Tout au long du concert, placés au premier rang, nous l’avons vu hésiter, réfléchir, poser ses doigts sur un clavier avant de se raviser, être lui-même surpris du résultat de ces tentatives et expérimentations. Nous l’avons vu être dans le doute absolu avant de finalement finir par s’engouffrer avec conviction et fermeté dans une opportunité sonore et mélodique aux airs de révélation, toujours à cheval entre piano classique ou légèrement jazzy et boucles sonores ou synthés électroniques. Il nous a aussi fait sourire lorsqu’il a retiré ses mains de ses machines à la fin d’un morceau avec une attitude corporelle qui semblait dire « voilà c’est bien comme ça », sans en être trop certain malgré tout mais semblant malgré tout satisfait. Il a enfin contraint le public de l’AB retenir son souffle quelques secondes lorsqu’il laissa longuement la dernière note de la soirée s’évanouir, tout en gardant ses mains sur son piano, n’étant lui même pas certain que cette note devait être la dernière, avant de finalement se lever et saluer.

Ce tableau général pourrait laisser penser que nous avons assisté à un concert expérimental, perché, brouillon, décousu voir carrément bordélique ou joyeusement punk.

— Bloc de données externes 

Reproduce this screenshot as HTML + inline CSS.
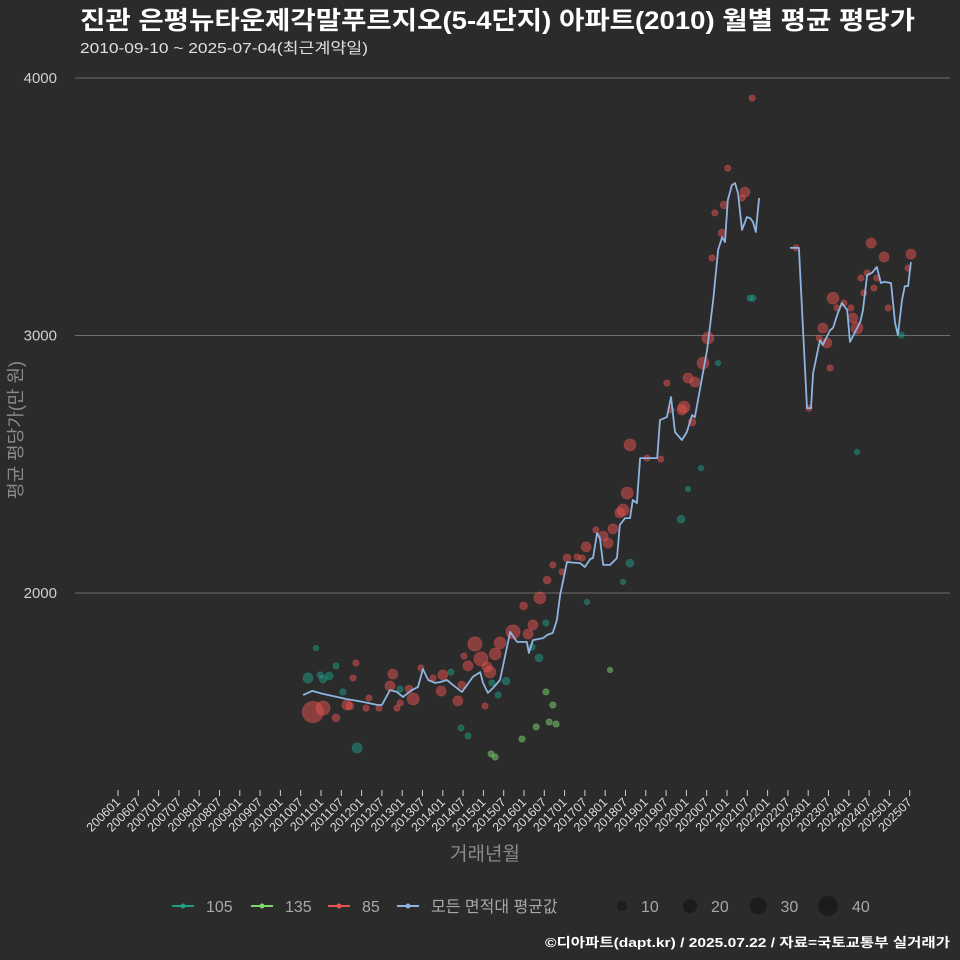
<!DOCTYPE html>
<html><head><meta charset="utf-8">
<style>
html,body{margin:0;padding:0;background:#2b2b2c;}
svg{display:block;font-family:"Liberation Sans","Noto Sans CJK KR",sans-serif;}
</style></head>
<body>
<svg id="chart" width="960" height="960" xmlns="http://www.w3.org/2000/svg">
<rect width="960" height="960" fill="#2b2b2c"/>
<text x="80" y="29" fill="#ffffff" font-size="25" font-weight="bold" textLength="835" lengthAdjust="spacingAndGlyphs">진관 은평뉴타운제각말푸르지오(5-4단지) 아파트(2010) 월별 평균 평당가</text>
<text x="80" y="53" fill="#e0e0e0" font-size="15" textLength="288" lengthAdjust="spacingAndGlyphs">2010-09-10 ~ 2025-07-04(최근계약일)</text>
<g id="grid"></g>
<g id="yticks"></g>
<text transform="translate(22,430) rotate(-90)" text-anchor="middle" fill="#8a8a8a" font-size="18">평균 평당가(만 원)</text>
<g id="xticks"></g>
<text x="485" y="860" text-anchor="middle" fill="#8a8a8a" font-size="19">거래년월</text>
<g id="marks"></g>
<g id="legend"></g>
<text x="950" y="947" text-anchor="end" fill="#ffffff" font-size="13" font-weight="bold" textLength="405" lengthAdjust="spacingAndGlyphs">©디아파트(dapt.kr) / 2025.07.22 / 자료=국토교통부 실거래가</text>
</svg>
<script>
const yTicks = [2000, 3000, 4000];
const xTickLabels = [];
for (let y = 2006; y <= 2025; y++) { xTickLabels.push(y + "01"); xTickLabels.push(y + "07"); }

const lineYears = [2010.56,2010.78,2011.05,2011.64,2012.03,2012.40,2012.50,2012.70,2012.87,2013.02,2013.24,2013.39,2013.51,2013.64,2013.81,2013.93,2014.10,2014.25,2014.47,2014.60,2014.74,2014.92,2014.99,2015.11,2015.24,2015.41,2015.66,2015.83,2016.07,2016.12,2016.22,2016.47,2016.57,2016.71,2016.81,2016.89,2017.06,2017.38,2017.50,2017.63,2017.70,2017.80,2017.87,2017.95,2018.12,2018.29,2018.36,2018.49,2018.61,2018.68,2018.78,2018.86,2019.28,2019.35,2019.52,2019.62,2019.72,2019.89,2020.01,2020.14,2020.21,2020.33,2020.51,2020.66,2020.78,2020.88,2020.95,2021.02,2021.12,2021.20,2021.27,2021.37,2021.49,2021.57,2021.64,2021.71,2021.79,2022.20,2022.55,2022.77,2022.97,2023.07,2023.12,2023.29,2023.36,2023.54,2023.61,2023.73,2023.83,2023.96,2024.03,2024.28,2024.35,2024.45,2024.57,2024.69,2024.79,2024.87,2025.04,2025.14,2025.21,2025.31,2025.38,2025.46,2025.53];
const lineValues = [1604,1620,1608,1588,1577,1565,1565,1623,1616,1596,1623,1635,1705,1662,1651,1654,1662,1643,1616,1643,1674,1693,1651,1612,1631,1662,1849,1810,1810,1767,1817,1825,1837,1845,1895,1992,2120,2116,2101,2132,2136,2233,2214,2109,2109,2136,2264,2291,2291,2361,2349,2524,2524,2672,2683,2761,2625,2594,2625,2691,2683,2788,2944,3138,3332,3382,3363,3526,3584,3592,3553,3410,3460,3456,3441,3402,3534,null,3340,3340,2718,2718,2854,2982,2963,3021,3029,3087,3126,3099,2975,3052,3099,3235,3243,3266,3204,3208,3204,3048,3002,3138,3192,3192,3285];

const redYears = [2010.80,2011.05,2011.37,2011.64,2011.71,2011.79,2011.86,2012.11,2012.18,2012.43,2012.70,2012.77,2012.87,2012.95,2013.17,2013.27,2013.46,2013.76,2013.96,2014.00,2014.37,2014.47,2014.52,2014.62,2014.79,2014.94,2015.04,2015.09,2015.16,2015.29,2015.41,2015.73,2016.10,2016.22,2015.99,2016.39,2016.57,2016.71,2016.94,2017.06,2017.31,2017.43,2017.53,2017.77,2017.95,2018.07,2018.19,2018.36,2018.44,2018.54,2018.61,2019.03,2019.37,2019.52,2019.62,2019.89,2019.94,2020.04,2020.21,2020.14,2020.41,2020.53,2020.63,2020.70,2020.88,2020.93,2021.02,2021.37,2021.44,2021.62,2022.70,2023.02,2023.27,2023.36,2023.46,2023.54,2023.61,2023.71,2023.88,2024.05,2024.10,2024.20,2024.30,2024.37,2024.45,2024.55,2024.62,2024.69,2024.87,2024.97,2025.46,2025.53];
const redValues = [1538,1553,1515,1565,1561,1670,1728,1553,1592,1553,1639,1685,1553,1573,1627,1588,1709,1670,1619,1682,1581,1643,1755,1717,1802,1744,1561,1713,1693,1763,1806,1849,1841,1876,1950,1981,2050,2109,2082,2136,2140,2136,2179,2245,2221,2194,2249,2311,2322,2388,2575,2524,2520,2815,2711,2711,2722,2835,2819,2664,2893,2990,3301,3476,3398,3507,3650,3534,3557,3922,3340,2718,2990,3029,2971,2874,3145,3107,3126,3107,3068,3029,3223,3165,3243,3359,3184,3223,3305,3107,3262,3316];
const redCounts = [45,20,6,10,6,4,4,4,4,4,10,10,4,4,6,14,4,4,10,10,10,6,4,10,20,20,4,10,14,14,14,20,10,10,6,14,6,4,4,6,4,4,10,4,10,10,10,10,14,14,14,4,4,4,4,10,14,10,10,6,14,14,4,4,6,6,4,4,10,4,4,4,4,10,10,4,14,4,4,4,10,14,4,4,4,10,4,4,10,4,4,10];

const tealYears = [2010.68,2010.88,2010.98,2011.05,2011.20,2011.37,2011.54,2011.89,2012.95,2014.20,2014.45,2014.62,2015.21,2015.36,2015.56,2016.20,2016.37,2016.54,2017.55,2018.44,2018.61,2019.87,2020.04,2020.36,2020.78,2021.57,2021.64,2024.20,2025.29];
const tealValues = [1670,1786,1682,1666,1678,1717,1616,1398,1627,1693,1476,1445,1651,1604,1658,1790,1748,1884,1965,2043,2116,2287,2404,2485,2893,3145,3145,2548,3002];
const tealCounts = [10,3,4,6,6,4,4,10,4,4,4,4,4,4,6,4,6,4,3,3,6,6,3,3,3,4,4,3,4];

const greenYears = [2015.19,2015.29,2015.95,2016.30,2016.54,2016.62,2016.71,2016.79,2018.12];
const greenValues = [1375,1363,1433,1480,1616,1499,1565,1491,1701];
const greenCounts = [4,4,4,4,4,4,4,4,3];

const NS = "http://www.w3.org/2000/svg";
function xScale(yr){ return 118 + (yr - 2006) * 40.6; }
function yScale(v){ return 593 - (v - 2000) * 0.2575; }
function rScale(n){ return 1.58 * Math.sqrt(n); }
function mk(tag, attrs, parent){ const e=document.createElementNS(NS,tag); for(const k in attrs) e.setAttribute(k,attrs[k]); parent.appendChild(e); return e; }

const grid=document.getElementById('grid'), yt=document.getElementById('yticks'), xt=document.getElementById('xticks'), marks=document.getElementById('marks'), legend=document.getElementById('legend');

yTicks.forEach(v=>{
  const l=mk('line',{x1:75,x2:950,y1:yScale(v),y2:yScale(v),stroke:'#6e6e6e','stroke-width':1},grid);
  
  
  const t=mk('text',{x:57,y:yScale(v)+5,'text-anchor':'end',fill:'#cfcfcf','font-size':15},yt);
  t.textContent=v;
  
  
});

xTickLabels.forEach(lab=>{
  const yr=+lab.slice(0,4)+(lab.slice(4)==='07'?0.5:0);
  const x=xScale(yr);
  const tk=mk('line',{x1:x,x2:x,y1:790,y2:796,stroke:'#cfcfcf','stroke-width':1},xt);
  
  
  const t=mk('text',{transform:`translate(${x+3},${803}) rotate(-45)`,'text-anchor':'end',fill:'#dcdcdc','font-size':12.5},xt);
  t.textContent=lab;
  
  
});

function drawDots(years, values, counts, color, name){
  years.forEach((yr,i)=>{
    const c=mk('circle',{cx:xScale(yr),cy:yScale(values[i]),r:rScale(counts[i]),fill:color,'fill-opacity':0.5,stroke:color,'stroke-opacity':0.35,'stroke-width':1},marks);
    
    
  });
}
drawDots(tealYears,tealValues,tealCounts,'#1f9e86','point-105');
drawDots(greenYears,greenValues,greenCounts,'#7ed86f','point-135');
drawDots(redYears,redValues,redCounts,'#e8534f','point-85');

let d='', pen=false;
lineYears.forEach((yr,i)=>{
  const v=lineValues[i];
  if(v===null){pen=false;return;}
  d+=(pen?'L':'M')+xScale(yr).toFixed(1)+','+yScale(v).toFixed(1);
  pen=true;
});
const line=mk('path',{d:d,fill:'none',stroke:'#8fb4e0','stroke-width':1.8,'stroke-linejoin':'round'},marks);



const legItems=[['105','#1f9e86',172],['135','#7ed86f',251],['85','#e8534f',328],['모든 면적대 평균값','#8fb4e0',397]];
legItems.forEach(([lab,col,x])=>{
  const g=mk('g',{},legend);
  
  
  mk('line',{x1:x,x2:x+22,y1:906,y2:906,stroke:col,'stroke-width':2},g);
  mk('circle',{cx:x+11,cy:906,r:2.5,fill:col},g);
  const t=mk('text',{x:x+34,y:912,fill:'#a8a8a8','font-size':16},g);
  t.textContent=lab;
});
const sizeItems=[[10,622,5],[20,690,7],[30,758,8.5],[40,828,10]];
sizeItems.forEach(([lab,x,r])=>{
  const g=mk('g',{},legend);
  
  
  mk('circle',{cx:x,cy:906,r:r,fill:'#1c1c1d'},g);
  const t=mk('text',{x:x+r+14,y:912,fill:'#a8a8a8','font-size':16},g);
  t.textContent=lab;
});
</script>
</body></html>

Il n’en fut rien, à l’exception de l’état d’esprit joyeusement punk. Martin Kohlstedt maitrise son sujet et n’a jamais malmené nos oreilles et le sens mélodique des choses. Il évolue dans un cadre large dont il connait les frontières à ne pas franchir, sous peine de voir s’écrouler le fragile chateau de cartes qu’il construit pour chaque titre. L’énergie du moment dicte les choses et cela semble parfois tourner à la lutte interne, quasi-schizophrénique où il tente de faire cohabiter les conventions musicales d’usage et la folie indomptable et inconsciente qui bouillone en lui, toujours à la limite de la rupture. Il en découle une tension ambiante qui tient le public en haleine, ne sachant jamais vraiment quelles couleurs et dynamiques vont prendre tel ou tel morceau. C’est en ça que Martin Kohlstedt se différencie grandement de Nils Frahm : ce dernier laisse également l’improvisation orienter quelque peu ses concerts mais avec une énergie plus calme et sereine. Avec Martin Kholstedt tout fonctionne à l’instinct.

Le concert de ce vendredi soir avait quelque chose de fou et d’imprévisible mais aussi de profondément honnête et humain, rythmé par les forces et les failles qui façonnent chaque être humain. Nous ne nous sommes jamais ennuyé durant la soirée, nous n’avons jamais eu l’impression que l’artiste s’embarquait dans un trip dont il était le seul à avoir la grille de lecture et dans lequel il s’enfermait, bien au contraire. La variété de ce qu’il a proposé, les virages musicaux qu’il a négocié, parfois suprenants, ont retenus toute notre attention durant 2 heures. Martin Kohlsted offrant ainsi un accès à une étrange mais fascinante dimension musicale et du vivant habituellement rendue inacessible dans un monde où tout est maitrisé, expliqué et normalisé. Il évolue comme un enthousiaste (et inconscient ?) funambule sans filet qui s’en va tutoyer les lois de la physique et de la pesanteur, conscient de ses propres excès mais ne s’interdisanr pas d’aller malgré tout là où tout le monde pensait que cela n’avait pas de sens et que tout monde finisse par valider cette audace.